Much to my dismay, I have become fussy about the quality of garlic I use. No one who knows me would associate me and my palate with the word ‘refined’, so getting fussy about garlic is rather unexpected. Apart from being vegan, I’m not particularly particular about what I eat. I’m especially not particularly particular if someone else makes the meal. Sadly, that doesn’t happen very often, and due to my own lacklustre interest in producing culinary delights, I find that the variety of food I eat has increasingly decreased (this phrase was once used in a news item, and is very much a linguistic delight).
I still eat well enough, and my limited meal-making skills and food range don’t distress me, so there was nothing that alerted me to the buggerance of suddenly getting fussy over the quality of garlic I use. It started with using some garlic my bro grew himself, followed up by some I bought at the farmers market. Even I, with my unrefined palate, could taste the difference, and there was no going back. This is not good news to a non-foodie.

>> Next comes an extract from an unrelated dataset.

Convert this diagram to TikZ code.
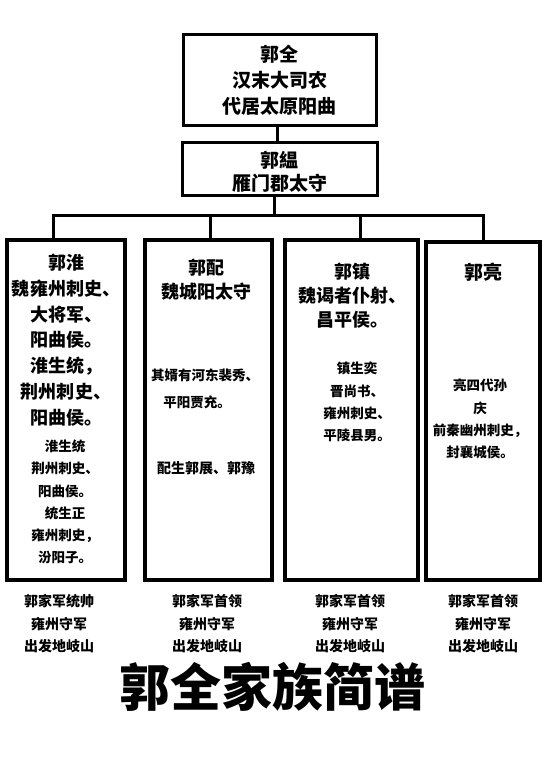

So, today I needed to go back to the farmers market (my bro has moved away) and get more garlic. To be honest, I don’t use it much, but I make a killer coriander pesto – recipe below – which dies without great garlic. I tried using garlic paste in my pesto once, and the less said about that the better. Having just spent the last two paragraphs writing words to the effect about what a crap cook I am, I do have one or two things that I don’t do too badly, if I say so myself – which I have to, after all, no one else is likely to go into a paroxysm of compliments about my culinary achievements, including myself normally. However, my killer coriander pesto is one of those things I pat myself on the back for, and if others are slightly less enthusiastic, they’re clearly having a bad day.

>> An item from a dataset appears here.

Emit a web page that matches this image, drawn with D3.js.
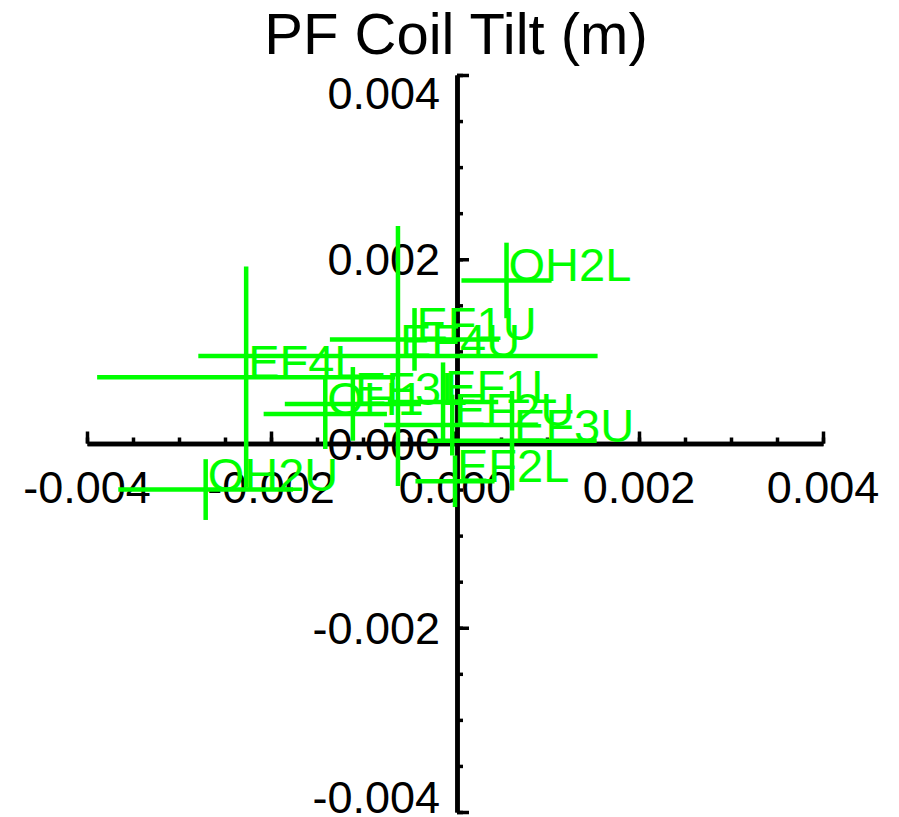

But, the bloody man at the market who sells the garlic wasn’t there today!
Then I spied him at the information stall. I stomped over to it in great indignation and gave him a serve about not having any garlic here. Nah – of course I didn’t. I asked him very nicely if he happened to have his garlic on any of the other stalls there today. No, he said, there’ll be no more garlic until Show Weekend, which is the colloquialism for Canterbury Anniversary Weekend in mid-November. Well, that was a bit far away to wait before I made any more killer coriander pesto. However, the conversation wasn’t over. Clearly passionate about garlic, and as it turned out also just a very pleasant bloke, he told me of three supermarkets around the city where I could currently get decent garlic, if I didn’t mind being bankrupted for it. What could I do except agree that bankruptcy was a small price to pay for great garlic. He sealed my commitment to hunting it down with the admission that he himself had bought some and planted it.
Off I went and got my $56/kilo bulb. Here it is – ain’t it $4 of pure beauty? Check out those nice big fat bulgy cloves in it, instead of mean skinny ones. I don’t know if that’s good or bad, actually, but they look good, and I flatter myself that it makes me sound almost as though I know what I’m talking about – I think.
Now for the pièce de resistance – my killer coriander pesto recipe – which is pretty flexible, apart from using the best garlic:
Katrina’s Killer Coriander Pesto
- 2 cups of roughly chopped and packed coriander, including the stalks apart from the grubby ends. You’ll end up with a few bits of stalk in the pesto, but don’t worry, just get it down ya. Wash the coriander before chopping it, and then get rid of the excess water off it in a salad spinner, if you have one.
- 1 big fat clove of great garlic, or two or three mean skinny cloves (or more to taste), diced into tiny, tiny pieces
- ¼ cup of any good oil (I use locally grown rapeseed oil)
- 2 Tbsp miso – the brown or tan-coloured type
- 2 Tbsp lemon juice, either fresh or bottled (a friend told me that the bottled juice may be bit a bit stronger in taste)
- ¼ cup toasted cashews, or anything other nuts or seeds
Put all the ingredients except the cashews into a blender – they will be added last, so they don’t blend too fine and stay a bit chunky. Pulse-blend a few times, scraping the sides of the bowl between pulses, until the pesto is almost at the desired consistency. It won’t take much blending to get to this stage. Put in the cashews now, and pulse-blend a little more until the cashews have been chopped up a bit. That’s it!
Use in all the usual places, and any others besides – my bro-in-law likes using it on a pizza base, too.
This pesto freezes well, and lasts up to seven days covered in the fridge (but, full confession, I’ve used it after seven days and it hasn’t given me a guts-ache or anything).